En vertu de Loi sur la protection des renseignements personnels et les documents électroniques, les organisations sont tenues par la loi d'agir de façon responsable. Toutefois, la législation fondée sur les principes est très permissive et accorde aux entreprises une grande latitude en ce qui concerne l’utilisation des renseignements personnels.

Notre enquête permet de démontrer le véritable manque de responsabilisation de Facebook et la faiblesse de la Loi sur la protection des renseignements personnels et les documents électroniques à cet égard. Les Canadiens ne peuvent manifestement pas compter exclusivement sur les entreprises pour gérer leurs renseignements de façon responsable. Il ne suffit pas de demander aux entreprises d’être à la hauteur de leurs responsabilités.

Les Canadiens ont besoin de lois modernes et fondées sur les droits, qui les protégeront lorsque des organisations négligeront de le faire. Le respect de ce droit doit être imposé par un organisme de réglementation, indépendant de l’industrie et du gouvernement, qui soit doté de pouvoirs suffisants pour veiller à la conformité.
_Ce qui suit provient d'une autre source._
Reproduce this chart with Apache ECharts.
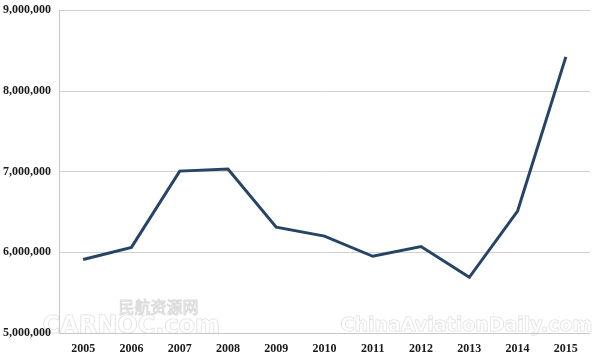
<!DOCTYPE html>
<html><head><meta charset="utf-8">
<script src="https://cdn.jsdelivr.net/npm/echarts@6/dist/echarts.min.js"></script>
<style>html,body{margin:0;padding:0;background:#fff}#c{width:600px;height:359px}</style>
</head><body><div id="c"></div>
<script>
const categories = ['2005','2006','2007','2008','2009','2010','2011','2012','2013','2014','2015'];
const values = [5910000, 6060000, 7005000, 7030000, 6310000, 6200000, 5950000, 6070000, 5690000, 6510000, 8420000];
const yTicks = [5000000, 6000000, 7000000, 8000000, 9000000];

const chart = echarts.init(document.getElementById('c'), null, {renderer: 'canvas'});
const fmt = v => v.toLocaleString('en-US');
chart.setOption({
  animation: false,
  backgroundColor: '#fff',
  grid: {left: 59, right: 10, top: 10, bottom: 26, containLabel: false},
  xAxis: {
    type: 'category', data: categories, boundaryGap: true,
    axisLine: {show: true, lineStyle: {color: '#c8c8c8', width: 1}},
    axisTick: {show: false},
    axisLabel: {color: '#1a1a1a', fontFamily: 'Liberation Serif', fontWeight: 'bold', fontSize: 12, margin: 10}
  },
  yAxis: {
    type: 'value', min: yTicks[0], max: yTicks[yTicks.length-1], interval: 1000000,
    axisLine: {show: true, lineStyle: {color: '#c8c8c8', width: 1}},
    axisTick: {show: false},
    splitLine: {show: true, lineStyle: {color: '#d0d0d0', width: 1}},
    axisLabel: {color: '#1a1a1a', fontFamily: 'Liberation Serif', fontWeight: 'bold', fontSize: 12, margin: 8, formatter: fmt}
  },
  graphic: [
    {type: 'text', left: 118, top: 298, silent: true, style: {text: '民航资源网', fontFamily: 'Noto Sans CJK SC', fontSize: 16, fill: 'rgba(255,255,255,0)', stroke: '#dcdcdc', lineWidth: 1}},
    {type: 'text', left: 42, top: 314, silent: true, style: {text: 'CARNOC.com', fontFamily: 'DejaVu Sans', fontWeight: 'bold', fontSize: 24, fill: 'rgba(255,255,255,0.6)', stroke: '#dcdcdc', lineWidth: 1}},
    {type: 'text', left: 340, top: 316, silent: true, style: {text: 'ChinaAviationDaily.com', fontFamily: 'DejaVu Sans', fontWeight: 'bold', fontSize: 19, fill: 'rgba(255,255,255,0.6)', stroke: '#dcdcdc', lineWidth: 1}}
  ],
  series: [{
    type: 'line', data: values, symbol: 'none',
    lineStyle: {color: '#264566', width: 3, join: 'miter'}
  }]
});
</script></body></html>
Comme ce Comité l’a reconnu, je devrais être investi du pouvoir d’émettre des ordonnances exécutoires à l’encontre des organismes et de leur imposer des sanctions pécuniaires afin de les encourager à respecter la loi. Toutefois, même des sanctions pécuniaires importantes pourraient s’avérer insuffisantes.

Pour assurer le respect du principe de responsabilité, la loi devrait autoriser le Commissariat , à enquêter de façon proactive sur les pratiques des organisations. Un tel pouvoir existe au Royaume-Uni et dans plusieurs autres pays.

Nous vivons dans un monde d’analyse des données, d’intelligence artificielle et d’Internet des objets, aux modèles d’entreprise obscurs et aux flux de données complexes. Il est peu probable que les personnes déposent des plaintes si elles ne connaissent pas les pratiques qui peuvent leur nuire.

Par conséquent, il est important que l’organisme de réglementation puisse inspecter de façon proactive les pratiques des organisations. Il ne suffit pas qu’une organisation déclare assumer ses responsabilités – elle doit être en mesure de le prouver.

Le principe de responsabilité de la loi actuelle constitue une mesure de sécurité importante. Toutefois, comme il transparaît clairement dans cette affaire, cela ne suffit pas pour protéger les Canadiens contre les pratiques d’entreprises qui agissent de façon irresponsable.

Une réforme de la loi ne devrait pas reposer exclusivement sur une solution de responsabilisation.

La loi devrait exiger une responsabilisation démontrable qui s’apparenterait à une reddition de compte.

La loi actuelle a illustré les limites de la conformité volontaire.

Le gouvernement a le devoir d’agir pour protéger les Canadiens contre les dangers en ligne et de préserver la confiance et la vie privée dans le monde du numérique.

Je vous remercie. Je répondrai volontiers à vos questions.